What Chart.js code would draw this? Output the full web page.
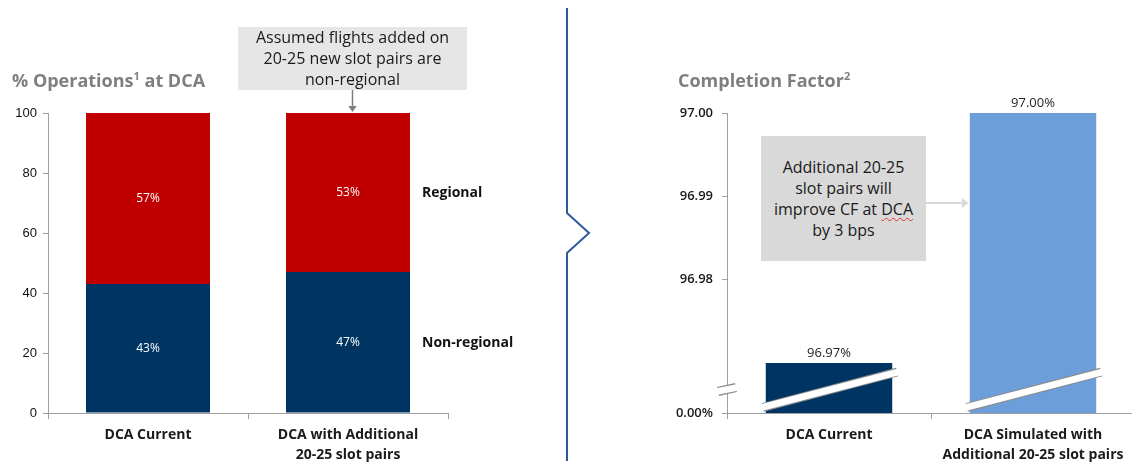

━━━

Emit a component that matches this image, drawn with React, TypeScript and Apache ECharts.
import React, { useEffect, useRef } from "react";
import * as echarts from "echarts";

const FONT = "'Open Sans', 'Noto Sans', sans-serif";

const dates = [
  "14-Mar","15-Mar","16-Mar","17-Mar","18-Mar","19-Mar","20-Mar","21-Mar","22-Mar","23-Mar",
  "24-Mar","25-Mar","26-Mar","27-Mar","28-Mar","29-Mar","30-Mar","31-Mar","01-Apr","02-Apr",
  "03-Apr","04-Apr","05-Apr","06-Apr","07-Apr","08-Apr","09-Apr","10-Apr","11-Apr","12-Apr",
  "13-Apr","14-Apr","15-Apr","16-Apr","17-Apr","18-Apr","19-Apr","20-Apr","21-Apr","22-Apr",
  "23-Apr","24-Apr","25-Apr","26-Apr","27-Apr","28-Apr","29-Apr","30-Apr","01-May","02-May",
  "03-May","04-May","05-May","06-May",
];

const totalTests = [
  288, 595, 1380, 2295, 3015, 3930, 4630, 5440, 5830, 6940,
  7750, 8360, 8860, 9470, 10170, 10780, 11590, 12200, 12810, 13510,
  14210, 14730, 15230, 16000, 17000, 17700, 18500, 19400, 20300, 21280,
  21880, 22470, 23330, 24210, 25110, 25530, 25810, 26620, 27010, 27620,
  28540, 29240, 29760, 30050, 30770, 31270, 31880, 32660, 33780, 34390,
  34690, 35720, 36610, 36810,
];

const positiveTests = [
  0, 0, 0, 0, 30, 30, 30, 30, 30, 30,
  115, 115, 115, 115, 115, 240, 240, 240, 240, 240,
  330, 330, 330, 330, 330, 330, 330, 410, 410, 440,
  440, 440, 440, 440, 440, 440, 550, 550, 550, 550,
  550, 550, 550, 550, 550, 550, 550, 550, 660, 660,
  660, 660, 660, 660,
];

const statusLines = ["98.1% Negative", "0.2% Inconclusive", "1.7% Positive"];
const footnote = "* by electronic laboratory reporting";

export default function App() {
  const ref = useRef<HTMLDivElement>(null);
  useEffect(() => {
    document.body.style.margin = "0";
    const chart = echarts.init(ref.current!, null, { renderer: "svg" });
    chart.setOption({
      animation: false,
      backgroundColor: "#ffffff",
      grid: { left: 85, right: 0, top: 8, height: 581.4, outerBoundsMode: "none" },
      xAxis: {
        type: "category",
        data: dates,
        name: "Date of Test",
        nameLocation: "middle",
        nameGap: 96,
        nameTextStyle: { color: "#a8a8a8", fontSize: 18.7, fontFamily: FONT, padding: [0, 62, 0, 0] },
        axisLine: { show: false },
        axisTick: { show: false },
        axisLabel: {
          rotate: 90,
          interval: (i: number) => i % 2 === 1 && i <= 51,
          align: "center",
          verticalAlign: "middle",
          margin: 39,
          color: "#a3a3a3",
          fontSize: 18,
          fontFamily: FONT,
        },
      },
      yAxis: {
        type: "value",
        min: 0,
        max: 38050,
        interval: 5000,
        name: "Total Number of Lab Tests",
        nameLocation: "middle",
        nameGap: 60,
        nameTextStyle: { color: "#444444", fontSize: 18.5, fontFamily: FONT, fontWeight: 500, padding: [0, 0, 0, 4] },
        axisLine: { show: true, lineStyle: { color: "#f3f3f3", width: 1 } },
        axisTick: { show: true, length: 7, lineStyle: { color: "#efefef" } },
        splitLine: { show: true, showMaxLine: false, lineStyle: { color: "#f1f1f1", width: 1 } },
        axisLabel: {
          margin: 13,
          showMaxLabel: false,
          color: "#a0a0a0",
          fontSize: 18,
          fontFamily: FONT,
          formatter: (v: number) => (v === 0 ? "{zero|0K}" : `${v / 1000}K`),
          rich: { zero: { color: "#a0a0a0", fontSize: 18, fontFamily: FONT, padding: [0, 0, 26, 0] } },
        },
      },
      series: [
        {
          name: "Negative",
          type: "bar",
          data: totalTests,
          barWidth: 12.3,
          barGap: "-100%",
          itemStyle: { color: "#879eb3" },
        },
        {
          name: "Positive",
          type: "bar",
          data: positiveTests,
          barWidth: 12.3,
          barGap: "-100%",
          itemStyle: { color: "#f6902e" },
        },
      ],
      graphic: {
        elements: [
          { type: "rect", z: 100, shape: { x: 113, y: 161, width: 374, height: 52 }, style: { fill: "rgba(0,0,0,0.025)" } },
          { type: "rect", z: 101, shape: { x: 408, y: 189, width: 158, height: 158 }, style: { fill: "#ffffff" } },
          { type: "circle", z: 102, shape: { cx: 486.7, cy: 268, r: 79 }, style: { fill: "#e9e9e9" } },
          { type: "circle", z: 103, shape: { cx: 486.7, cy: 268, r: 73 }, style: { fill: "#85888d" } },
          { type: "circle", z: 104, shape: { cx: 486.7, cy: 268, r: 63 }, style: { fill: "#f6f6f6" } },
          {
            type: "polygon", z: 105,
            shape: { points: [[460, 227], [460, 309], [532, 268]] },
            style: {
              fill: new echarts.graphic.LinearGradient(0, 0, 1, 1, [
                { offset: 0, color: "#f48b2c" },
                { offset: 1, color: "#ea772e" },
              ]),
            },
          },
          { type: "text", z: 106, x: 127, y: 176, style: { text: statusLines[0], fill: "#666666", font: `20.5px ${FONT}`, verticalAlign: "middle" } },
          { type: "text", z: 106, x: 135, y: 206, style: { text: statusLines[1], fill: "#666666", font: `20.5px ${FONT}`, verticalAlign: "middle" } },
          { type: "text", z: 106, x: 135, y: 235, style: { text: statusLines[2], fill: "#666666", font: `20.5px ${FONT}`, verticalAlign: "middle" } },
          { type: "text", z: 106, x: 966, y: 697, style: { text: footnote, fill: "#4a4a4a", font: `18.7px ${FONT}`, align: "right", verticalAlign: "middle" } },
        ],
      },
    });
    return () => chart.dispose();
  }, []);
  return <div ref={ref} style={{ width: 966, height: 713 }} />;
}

━━━

Transcribe the lines beginning at the one that contains "Emit a component" and ending at the one that contains "by electronic laboratory", with nothing added or left out.

* [EXERCISE SOLUTION]:
Emit a component that matches this image, drawn with React, TypeScript and Apache ECharts.
import React, { useEffect, useRef } from "react";
import * as echarts from "echarts";

const FONT = "'Open Sans', 'Noto Sans', sans-serif";

const dates = [
  "14-Mar","15-Mar","16-Mar","17-Mar","18-Mar","19-Mar","20-Mar","21-Mar","22-Mar","23-Mar",
  "24-Mar","25-Mar","26-Mar","27-Mar","28-Mar","29-Mar","30-Mar","31-Mar","01-Apr","02-Apr",
  "03-Apr","04-Apr","05-Apr","06-Apr","07-Apr","08-Apr","09-Apr","10-Apr","11-Apr","12-Apr",
  "13-Apr","14-Apr","15-Apr","16-Apr","17-Apr","18-Apr","19-Apr","20-Apr","21-Apr","22-Apr",
  "23-Apr","24-Apr","25-Apr","26-Apr","27-Apr","28-Apr","29-Apr","30-Apr","01-May","02-May",
  "03-May","04-May","05-May","06-May",
];

const totalTests = [
  288, 595, 1380, 2295, 3015, 3930, 4630, 5440, 5830, 6940,
  7750, 8360, 8860, 9470, 10170, 10780, 11590, 12200, 12810, 13510,
  14210, 14730, 15230, 16000, 17000, 17700, 18500, 19400, 20300, 21280,
  21880, 22470, 23330, 24210, 25110, 25530, 25810, 26620, 27010, 27620,
  28540, 29240, 29760, 30050, 30770, 31270, 31880, 32660, 33780, 34390,
  34690, 35720, 36610, 36810,
];

const positiveTests = [
  0, 0, 0, 0, 30, 30, 30, 30, 30, 30,
  115, 115, 115, 115, 115, 240, 240, 240, 240, 240,
  330, 330, 330, 330, 330, 330, 330, 410, 410, 440,
  440, 440, 440, 440, 440, 440, 550, 550, 550, 550,
  550, 550, 550, 550, 550, 550, 550, 550, 660, 660,
  660, 660, 660, 660,
];

const statusLines = ["98.1% Negative", "0.2% Inconclusive", "1.7% Positive"];
const footnote = "* by electronic laboratory reporting";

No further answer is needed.